-- What to produce --
Skip all pictures, then print the remaining material exactly.

=== Data shown ===

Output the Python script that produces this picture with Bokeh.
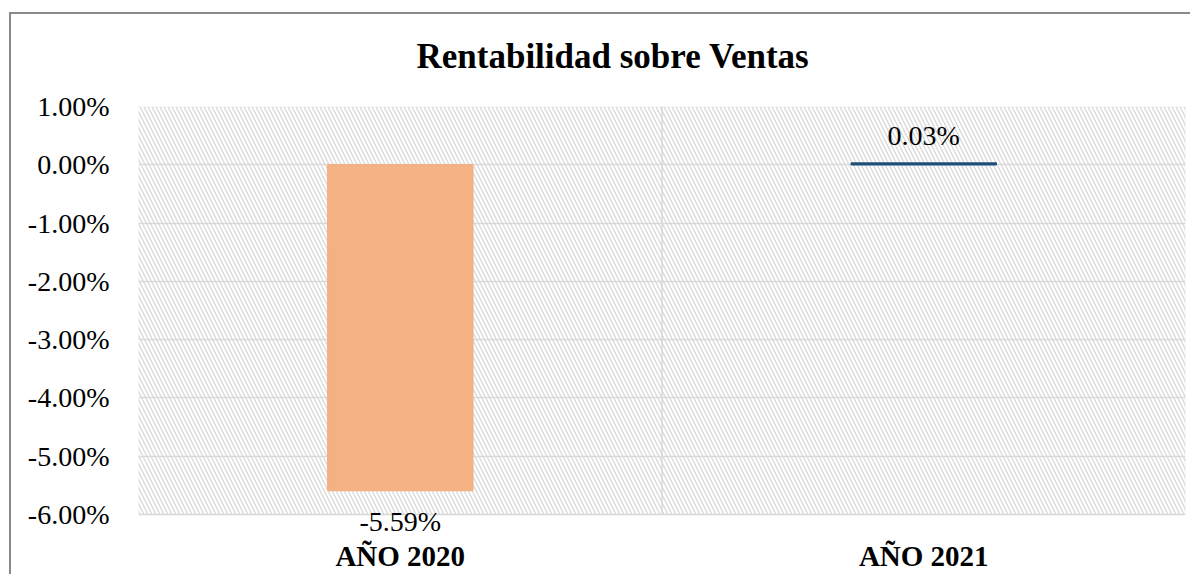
from bokeh.plotting import figure
from bokeh.models import (ColumnDataSource, Range1d, FactorRange, SingleIntervalTicker,
                          PrintfTickFormatter, BoxAnnotation, LabelSet, Title)
from bokeh.embed import file_html
from bokeh.resources import INLINE

# ---- data ----
categories = ["AÑO 2020", "AÑO 2021"]
values = [-5.59, 0.03]
value_labels = ["-5.59%", "0.03%"]
bar_colors = ["#F4B183", "#1F4E79"]
label_offsets = [-31, 28]
title_text = "Rentabilidad sobre Ventas"

# axis limits (visible plot area) and extra room below for the data label
y_min, y_max = -6, 1
y_pad = 0.36

FONT = "Liberation Serif"

src = ColumnDataSource(dict(cat=categories, val=values, lab=value_labels,
                            col=bar_colors, off=label_offsets))

p = figure(x_range=FactorRange(*categories), y_range=Range1d(y_min - y_pad, y_max),
           title=None,
           width=1181, height=562, output_backend="svg", toolbar_location=None,
           min_border_left=127, min_border_right=7, min_border_top=92, min_border_bottom=41)
p.styles = {"border-left": "2px solid #8a8a8a", "border-top": "2px solid #8a8a8a",
            "margin-left": "9px", "margin-top": "12px"}

# spacer panel between the plot area and the title, then the title itself
p.add_layout(Title(text=" ", text_font_size="2px", standoff=27), "above")
p.add_layout(Title(text=title_text, align="left", offset=278, vertical_align="bottom",
                   text_font=FONT, text_font_size="35px", text_font_style="bold",
                   text_color="#000000", standoff=0), "above")

# hatched plot-area background with its light border
p.add_layout(BoxAnnotation(bottom=y_min, top=y_max, fill_alpha=0,
                           line_color="#d9d9d9", line_width=1.5,
                           hatch_pattern="\\", hatch_color="#d8d8d8",
                           hatch_scale=8, hatch_weight=1.3, level="image"))

# vertical separator between categories
p.segment(x0=[1], y0=[y_min], x1=[1], y1=[y_max], line_color="#d9d9d9", line_width=1.5)

p.vbar(x="cat", top="val", bottom=0, width=0.277, source=src,
       fill_color="col", line_color="col", line_width=1.5)

p.add_layout(LabelSet(x="cat", y="val", text="lab", y_offset="off", source=src,
                      text_align="center", text_baseline="middle",
                      text_font=FONT, text_font_size="28px", text_color="#000000"))

p.outline_line_color = None

p.xgrid.grid_line_color = None
p.ygrid.grid_line_color = "#d9d9d9"
p.ygrid.grid_line_width = 1.5

p.yaxis.ticker = SingleIntervalTicker(interval=1)
p.yaxis.formatter = PrintfTickFormatter(format="%.2f%%")
for ax in (p.xaxis, p.yaxis):
    ax.axis_line_color = None
    ax.major_tick_line_color = None
    ax.minor_tick_line_color = None
    ax.major_tick_out = 0
    ax.major_tick_in = 0
    ax.minor_tick_out = 0
    ax.major_label_text_font = FONT
    ax.major_label_text_color = "#000000"
p.yaxis.major_label_text_font_size = "28px"
p.xaxis.major_label_text_font_size = "29px"
p.yaxis.major_label_standoff = 29
p.xaxis.major_label_standoff = 4
p.xaxis.major_label_text_font_style = "bold"

p.background_fill_color = "white"
p.border_fill_color = "white"

open("out.html", "w").write(file_html(p, INLINE))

===

-- Result --
Output the Python script that produces this picture with Bokeh.
from bokeh.plotting import figure
from bokeh.models import (ColumnDataSource, Range1d, FactorRange, SingleIntervalTicker,
                          PrintfTickFormatter, BoxAnnotation, LabelSet, Title)
from bokeh.embed import file_html
from bokeh.resources import INLINE

# ---- data ----
categories = ["AÑO 2020", "AÑO 2021"]
values = [-5.59, 0.03]
value_labels = ["-5.59%", "0.03%"]
bar_colors = ["#F4B183", "#1F4E79"]
label_offsets = [-31, 28]
title_text = "Rentabilidad sobre Ventas"

# axis limits (visible plot area) and extra room below for the data label
y_min, y_max = -6, 1
y_pad = 0.36

FONT = "Liberation Serif"

src = ColumnDataSource(dict(cat=categories, val=values, lab=value_labels,
                            col=bar_colors, off=label_offsets))

p = figure(x_range=FactorRange(*categories), y_range=Range1d(y_min - y_pad, y_max),
           title=None,
           width=1181, height=562, output_backend="svg", toolbar_location=None,
           min_border_left=127, min_border_right=7, min_border_top=92, min_border_bottom=41)
p.styles = {"border-left": "2px solid #8a8a8a", "border-top": "2px solid #8a8a8a",
            "margin-left": "9px", "margin-top": "12px"}

# spacer panel between the plot area and the title, then the title itself
p.add_layout(Title(text=" ", text_font_size="2px", standoff=27), "above")
p.add_layout(Title(text=title_text, align="left", offset=278, vertical_align="bottom",
                   text_font=FONT, text_font_size="35px", text_font_style="bold",
                   text_color="#000000", standoff=0), "above")

# hatched plot-area background with its light border
p.add_layout(BoxAnnotation(bottom=y_min, top=y_max, fill_alpha=0,
                           line_color="#d9d9d9", line_width=1.5,
                           hatch_pattern="\\", hatch_color="#d8d8d8",
                           hatch_scale=8, hatch_weight=1.3, level="image"))

# vertical separator between categories
p.segment(x0=[1], y0=[y_min], x1=[1], y1=[y_max], line_color="#d9d9d9", line_width=1.5)

p.vbar(x="cat", top="val", bottom=0, width=0.277, source=src,
       fill_color="col", line_color="col", line_width=1.5)

p.add_layout(LabelSet(x="cat", y="val", text="lab", y_offset="off", source=src,
                      text_align="center", text_baseline="middle",
                      text_font=FONT, text_font_size="28px", text_color="#000000"))

p.outline_line_color = None

p.xgrid.grid_line_color = None
p.ygrid.grid_line_color = "#d9d9d9"
p.ygrid.grid_line_width = 1.5

p.yaxis.ticker = SingleIntervalTicker(interval=1)
p.yaxis.formatter = PrintfTickFormatter(format="%.2f%%")
for ax in (p.xaxis, p.yaxis):
    ax.axis_line_color = None
    ax.major_tick_line_color = None
    ax.minor_tick_line_color = None
    ax.major_tick_out = 0
    ax.major_tick_in = 0
    ax.minor_tick_out = 0
    ax.major_label_text_font = FONT
    ax.major_label_text_color = "#000000"
p.yaxis.major_label_text_font_size = "28px"
p.xaxis.major_label_text_font_size = "29px"
p.yaxis.major_label_standoff = 29
p.xaxis.major_label_standoff = 4
p.xaxis.major_label_text_font_style = "bold"

p.background_fill_color = "white"
p.border_fill_color = "white"

open("out.html", "w").write(file_html(p, INLINE))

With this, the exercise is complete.